# bubblenest= happy?



## amp7594 (Feb 26, 2011)

is it a myth or true do bubble nest show the bettas are happy aswell as being ready to breed


----------



## JKfish (Apr 8, 2010)

It's not really a myth. Normally bettas blow bubble nests when they are physically and mentally healthy. However, there are those who will never blow bubble nests even with the best of care, and some who blow them even in pretty crappy care.


----------



## Gnome507 (Feb 21, 2011)

My fish hasn't made a bubble nest at all But my bro's wifes betta did in a crappy unheated bowl.


----------



## denaliwind (Feb 27, 2011)

I just put this in another thread too, pardon the redundancy. xD 
My Noonie only makes bubble nests after I do a full clean of his tank, it's like clock work, as soon as he's released back into the tank, off he goes. He tends to the nest passionately for a couple of days and then it's gone. He only makes bubble nests after a full clean, I think he enjoys the clean water (but maybe it's just coincidence ). My other, Chaucer, who has the same tank setup has never made a bubble nest, I've had him for about 2 years now. I know Chaucer is content, he's got a good life with everything he needs, and enjoys really yummy food... especially when I'm able to purchase fruit flies, that's like his version of cheesecake, lol!


----------



## GienahClarette (Jan 28, 2011)

Saint Crispin hasn't made a bubble nest yet. I've been a little worried that he isn't happy. Maybe he just isn't a bubble nest maker.


----------



## bettafish15 (Oct 3, 2010)

Some bettas do, some dont even when perfectly healthy and kept well entertained. My betta, for example, made a bubble nest while he was still in his cup  he only makes them ever so often, but hes fine. (Although he has some issues right now)


----------



## GienahClarette (Jan 28, 2011)

That's good to know. Sir Crispin is also still a youngin', so I might not even see that sort of thing for a few months if he does bubble nest.


----------



## 1fish2fish (Sep 10, 2009)

There are a LOT of factors that go into whether or not a fish builds a nest. 

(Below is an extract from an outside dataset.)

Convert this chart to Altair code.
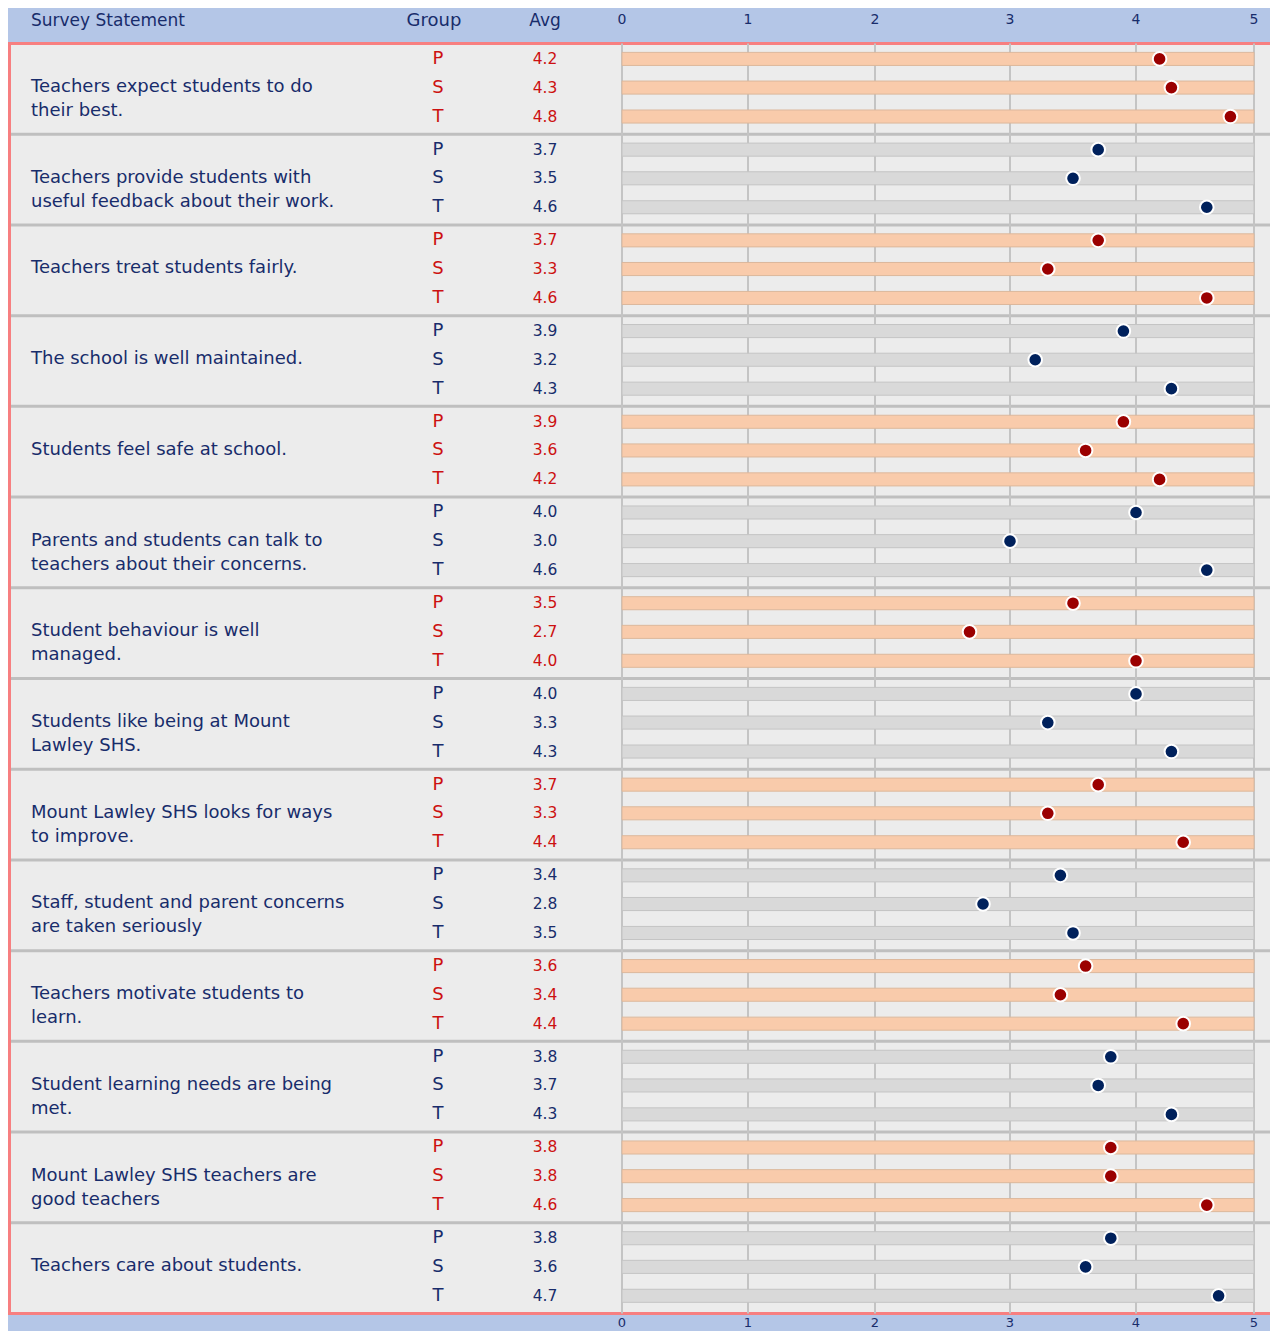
import altair as alt
import pandas as pd

statements = [
    "Teachers expect students to do\ntheir best.",
    "Teachers provide students with\nuseful feedback about their work.",
    "Teachers treat students fairly.",
    "The school is well maintained.",
    "Students feel safe at school.",
    "Parents and students can talk to\nteachers about their concerns.",
    "Student behaviour is well\nmanaged.",
    "Students like being at Mount\nLawley SHS.",
    "Mount Lawley SHS looks for ways\nto improve.",
    "Staff, student and parent concerns\nare taken seriously",
    "Teachers motivate students to\nlearn.",
    "Student learning needs are being\nmet.",
    "Mount Lawley SHS teachers are\ngood teachers",
    "Teachers care about students.",
]
groups = ["P", "S", "T"]
avg_P = [4.2, 3.7, 3.7, 3.9, 3.9, 4.0, 3.5, 4.0, 3.7, 3.4, 3.6, 3.8, 3.8, 3.8]
avg_S = [4.3, 3.5, 3.3, 3.2, 3.6, 3.0, 2.7, 3.3, 3.3, 2.8, 3.4, 3.7, 3.8, 3.6]
avg_T = [4.8, 4.6, 4.6, 4.3, 4.2, 4.6, 4.0, 4.3, 4.4, 3.5, 4.4, 4.3, 4.6, 4.7]
ticks = [0, 1, 2, 3, 4, 5]
headers = ["Survey Statement", "Group", "Avg"]

# ---- styling ----
BG = "#b4c6e7"
PINK = "#f77f80"
BOX = "#ececec"
SEP = "#bfbfbf"
GRID = "#c4c4c4"
NAVY = "#182c6b"
styles = {
    0: dict(text="#cc1111", dot="#9b0000", bar="#f9cbab", barstroke="#dcb89c"),
    1: dict(text=NAVY, dot="#00215c", bar="#d9d9d9", barstroke="#c4c4c4"),
}
row_off = [0.170, 0.486, 0.805]
FONT = "DejaVu Sans"

W, H = 1262, 1323
n = len(statements)
Y_TOP, Y_BOT = 35.5, 1305.5
xscale = alt.Scale(domain=ticks, range=[614, 740, 867, 1002, 1128, 1246])
yscale = alt.Scale(domain=[0, n], range=[Y_TOP, Y_BOT])

vals = {"P": avg_P, "S": avg_S, "T": avg_T}
rows = []
for i in range(n):
    st = styles[i % 2]
    for gi, g in enumerate(groups):
        rows.append(dict(block=i, group=g, avg=vals[g][i], pos=i + row_off[gi],
                         label=f"{vals[g][i]:.1f}", lo=ticks[0], hi=ticks[-1],
                         tcol=st["text"], dcol=st["dot"], bcol=st["bar"], bscol=st["barstroke"]))
rows_df = pd.DataFrame(rows)
stmt_df = pd.DataFrame(dict(block=list(range(n)), text=statements, pos=[i + 0.48 for i in range(n)]))
sep_df = pd.DataFrame(dict(y=list(range(1, n))))
tick_df = pd.DataFrame(dict(t=ticks, lab=[str(t) for t in ticks]))
hdr_df = pd.DataFrame(dict(h=headers))

base = alt.Chart(rows_df)

frame = alt.Chart(pd.DataFrame(dict(a=[0], b=[n]))).mark_rect(
    fill=BOX, stroke=PINK, strokeWidth=3
).encode(x=alt.value(1.5), x2=alt.value(W + 20),
         y=alt.Y("a:Q", scale=yscale, axis=None), y2="b:Q")

seps = alt.Chart(sep_df).mark_rule(color=SEP, strokeWidth=3).encode(
    x=alt.value(3), x2=alt.value(W + 20), y=alt.Y("y:Q", scale=yscale, axis=None))

grid = alt.Chart(tick_df).mark_rule(color=GRID, strokeWidth=2).encode(
    x=alt.X("t:Q", scale=xscale, axis=None),
    y=alt.value(Y_TOP), y2=alt.value(Y_BOT))

bars = base.mark_rect(strokeWidth=1).transform_calculate(
    y0="datum.pos - 0.072", y1="datum.pos + 0.072"
).encode(
    x=alt.X("lo:Q", scale=xscale, axis=None), x2="hi:Q",
    y=alt.Y("y0:Q", scale=yscale, axis=None), y2="y1:Q",
    fill=alt.Fill("bcol:N", scale=None), stroke=alt.Stroke("bscol:N", scale=None))

dots = base.mark_point(filled=True, shape="circle", size=185, stroke="white",
                       strokeWidth=2, opacity=1).encode(
    x=alt.X("avg:Q", scale=xscale, axis=None),
    y=alt.Y("pos:Q", scale=yscale, axis=None),
    fill=alt.Fill("dcol:N", scale=None))

grp_text = base.mark_text(font=FONT, fontSize=18, align="center", baseline="middle").encode(
    x=alt.value(430), y=alt.Y("pos:Q", scale=yscale, axis=None),
    text="group:N", color=alt.Color("tcol:N", scale=None))

avg_text = base.mark_text(font=FONT, fontSize=15.5, align="center", baseline="middle").encode(
    x=alt.value(537), y=alt.Y("pos:Q", scale=yscale, axis=None),
    text="label:N", color=alt.Color("tcol:N", scale=None))

stmt_text = alt.Chart(stmt_df).mark_text(
    font=FONT, fontSize=18, align="left", baseline="middle", lineBreak="\n",
    lineHeight=24, color=NAVY
).encode(x=alt.value(23), y=alt.Y("pos:Q", scale=yscale, axis=None), text="text:N")

hdr_pos = {"Survey Statement": (23, "left", 17), "Group": (426, "center", 18), "Avg": (537, "center", 17)}
hdr_layers = []
for h in headers:
    xp, al, fs = hdr_pos[h]
    hdr_layers.append(
        alt.Chart(hdr_df).transform_filter(alt.datum.h == h).mark_text(
            font=FONT, fontSize=fs, align=al, baseline="middle", color=NAVY
        ).encode(x=alt.value(xp), y=alt.value(13), text="h:N"))

top_ticks = alt.Chart(tick_df).mark_text(font=FONT, fontSize=14, align="center",
                                          baseline="middle", color=NAVY).encode(
    x=alt.X("t:Q", scale=xscale, axis=None), y=alt.value(12), text="lab:N")
bot_ticks = alt.Chart(tick_df).mark_text(font=FONT, fontSize=13, align="center",
                                          baseline="middle", color=NAVY).encode(
    x=alt.X("t:Q", scale=xscale, axis=None), y=alt.value(1315), text="lab:N")

chart = alt.layer(
    frame, seps, grid, bars, dots, grp_text, avg_text, stmt_text, *hdr_layers, top_ticks, bot_ticks
).properties(
    width=W, height=H, background=BG, padding=0,
    autosize=alt.AutoSizeParams(type="none")
).configure_view(stroke=None)

chart.save("out.html", embed_options={"renderer": "svg", "actions": False})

My multicolor PK (General Lee) has been with me almost a year and never made a nest until just recently when I relocated him to a 1 gallon container (while I switched his tank to live plants). Some might say "well he likes the small container better" or "well he likes the lack of current" or "it's because you put an IAL leaf in there" but really there's no way to tell.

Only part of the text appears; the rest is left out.